§ SET PROBLEM
Without altering anything, repeat each of the records.

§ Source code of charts
START

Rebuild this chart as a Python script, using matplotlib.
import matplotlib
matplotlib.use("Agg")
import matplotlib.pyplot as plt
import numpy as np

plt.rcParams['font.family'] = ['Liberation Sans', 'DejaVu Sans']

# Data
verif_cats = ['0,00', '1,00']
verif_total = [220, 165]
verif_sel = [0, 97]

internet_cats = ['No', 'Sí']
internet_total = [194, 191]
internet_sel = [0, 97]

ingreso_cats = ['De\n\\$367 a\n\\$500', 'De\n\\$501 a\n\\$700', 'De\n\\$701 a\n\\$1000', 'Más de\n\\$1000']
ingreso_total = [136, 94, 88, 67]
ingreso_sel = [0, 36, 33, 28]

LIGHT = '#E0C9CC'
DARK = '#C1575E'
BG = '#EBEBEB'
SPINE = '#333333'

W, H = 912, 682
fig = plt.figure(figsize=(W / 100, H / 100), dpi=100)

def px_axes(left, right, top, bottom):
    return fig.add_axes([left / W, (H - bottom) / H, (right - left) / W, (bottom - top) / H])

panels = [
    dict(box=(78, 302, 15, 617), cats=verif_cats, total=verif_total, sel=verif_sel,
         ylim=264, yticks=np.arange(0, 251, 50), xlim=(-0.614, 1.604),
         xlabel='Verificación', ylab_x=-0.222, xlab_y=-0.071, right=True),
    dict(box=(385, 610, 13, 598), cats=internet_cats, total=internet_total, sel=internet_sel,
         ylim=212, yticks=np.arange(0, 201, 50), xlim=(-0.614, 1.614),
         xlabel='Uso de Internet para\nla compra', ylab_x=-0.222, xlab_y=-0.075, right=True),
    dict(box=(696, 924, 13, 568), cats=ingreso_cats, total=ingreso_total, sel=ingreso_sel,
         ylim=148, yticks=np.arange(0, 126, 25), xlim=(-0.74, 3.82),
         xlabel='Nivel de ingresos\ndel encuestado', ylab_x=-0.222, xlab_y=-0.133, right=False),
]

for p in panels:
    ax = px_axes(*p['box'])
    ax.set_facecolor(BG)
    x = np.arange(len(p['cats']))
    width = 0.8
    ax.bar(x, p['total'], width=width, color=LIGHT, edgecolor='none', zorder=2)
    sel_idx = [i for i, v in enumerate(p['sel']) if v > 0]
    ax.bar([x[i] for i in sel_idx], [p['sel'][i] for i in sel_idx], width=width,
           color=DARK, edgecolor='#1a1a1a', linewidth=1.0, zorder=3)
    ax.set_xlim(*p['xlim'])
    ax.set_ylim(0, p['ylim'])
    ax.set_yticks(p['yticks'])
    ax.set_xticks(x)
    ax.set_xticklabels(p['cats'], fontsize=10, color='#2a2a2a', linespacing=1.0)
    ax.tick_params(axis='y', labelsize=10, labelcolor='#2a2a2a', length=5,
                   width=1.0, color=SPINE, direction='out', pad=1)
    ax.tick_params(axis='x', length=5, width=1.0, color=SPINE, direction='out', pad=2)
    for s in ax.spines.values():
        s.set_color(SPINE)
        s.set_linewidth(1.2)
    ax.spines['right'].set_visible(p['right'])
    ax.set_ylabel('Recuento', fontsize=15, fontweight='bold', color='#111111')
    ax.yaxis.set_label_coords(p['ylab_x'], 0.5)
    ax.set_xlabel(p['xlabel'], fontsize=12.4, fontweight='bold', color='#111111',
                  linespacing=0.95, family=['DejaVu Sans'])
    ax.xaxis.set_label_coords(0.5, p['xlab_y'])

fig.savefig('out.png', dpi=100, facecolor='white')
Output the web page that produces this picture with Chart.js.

END

§ WRITTEN ANSWER
Rebuild this chart as a Python script, using matplotlib.
import matplotlib
matplotlib.use("Agg")
import matplotlib.pyplot as plt
import numpy as np

plt.rcParams['font.family'] = ['Liberation Sans', 'DejaVu Sans']

# Data
verif_cats = ['0,00', '1,00']
verif_total = [220, 165]
verif_sel = [0, 97]

internet_cats = ['No', 'Sí']
internet_total = [194, 191]
internet_sel = [0, 97]

ingreso_cats = ['De\n\\$367 a\n\\$500', 'De\n\\$501 a\n\\$700', 'De\n\\$701 a\n\\$1000', 'Más de\n\\$1000']
ingreso_total = [136, 94, 88, 67]
ingreso_sel = [0, 36, 33, 28]

LIGHT = '#E0C9CC'
DARK = '#C1575E'
BG = '#EBEBEB'
SPINE = '#333333'

W, H = 912, 682
fig = plt.figure(figsize=(W / 100, H / 100), dpi=100)

def px_axes(left, right, top, bottom):
    return fig.add_axes([left / W, (H - bottom) / H, (right - left) / W, (bottom - top) / H])

panels = [
    dict(box=(78, 302, 15, 617), cats=verif_cats, total=verif_total, sel=verif_sel,
         ylim=264, yticks=np.arange(0, 251, 50), xlim=(-0.614, 1.604),
         xlabel='Verificación', ylab_x=-0.222, xlab_y=-0.071, right=True),
    dict(box=(385, 610, 13, 598), cats=internet_cats, total=internet_total, sel=internet_sel,
         ylim=212, yticks=np.arange(0, 201, 50), xlim=(-0.614, 1.614),
         xlabel='Uso de Internet para\nla compra', ylab_x=-0.222, xlab_y=-0.075, right=True),
    dict(box=(696, 924, 13, 568), cats=ingreso_cats, total=ingreso_total, sel=ingreso_sel,
         ylim=148, yticks=np.arange(0, 126, 25), xlim=(-0.74, 3.82),
         xlabel='Nivel de ingresos\ndel encuestado', ylab_x=-0.222, xlab_y=-0.133, right=False),
]

for p in panels:
    ax = px_axes(*p['box'])
    ax.set_facecolor(BG)
    x = np.arange(len(p['cats']))
    width = 0.8
    ax.bar(x, p['total'], width=width, color=LIGHT, edgecolor='none', zorder=2)
    sel_idx = [i for i, v in enumerate(p['sel']) if v > 0]
    ax.bar([x[i] for i in sel_idx], [p['sel'][i] for i in sel_idx], width=width,
           color=DARK, edgecolor='#1a1a1a', linewidth=1.0, zorder=3)
    ax.set_xlim(*p['xlim'])
    ax.set_ylim(0, p['ylim'])
    ax.set_yticks(p['yticks'])
    ax.set_xticks(x)
    ax.set_xticklabels(p['cats'], fontsize=10, color='#2a2a2a', linespacing=1.0)
    ax.tick_params(axis='y', labelsize=10, labelcolor='#2a2a2a', length=5,
                   width=1.0, color=SPINE, direction='out', pad=1)
    ax.tick_params(axis='x', length=5, width=1.0, color=SPINE, direction='out', pad=2)
    for s in ax.spines.values():
        s.set_color(SPINE)
        s.set_linewidth(1.2)
    ax.spines['right'].set_visible(p['right'])
    ax.set_ylabel('Recuento', fontsize=15, fontweight='bold', color='#111111')
    ax.yaxis.set_label_coords(p['ylab_x'], 0.5)
    ax.set_xlabel(p['xlabel'], fontsize=12.4, fontweight='bold', color='#111111',
                  linespacing=0.95, family=['DejaVu Sans'])
    ax.xaxis.set_label_coords(0.5, p['xlab_y'])

fig.savefig('out.png', dpi=100, facecolor='white')
Output the web page that produces this picture with Chart.js.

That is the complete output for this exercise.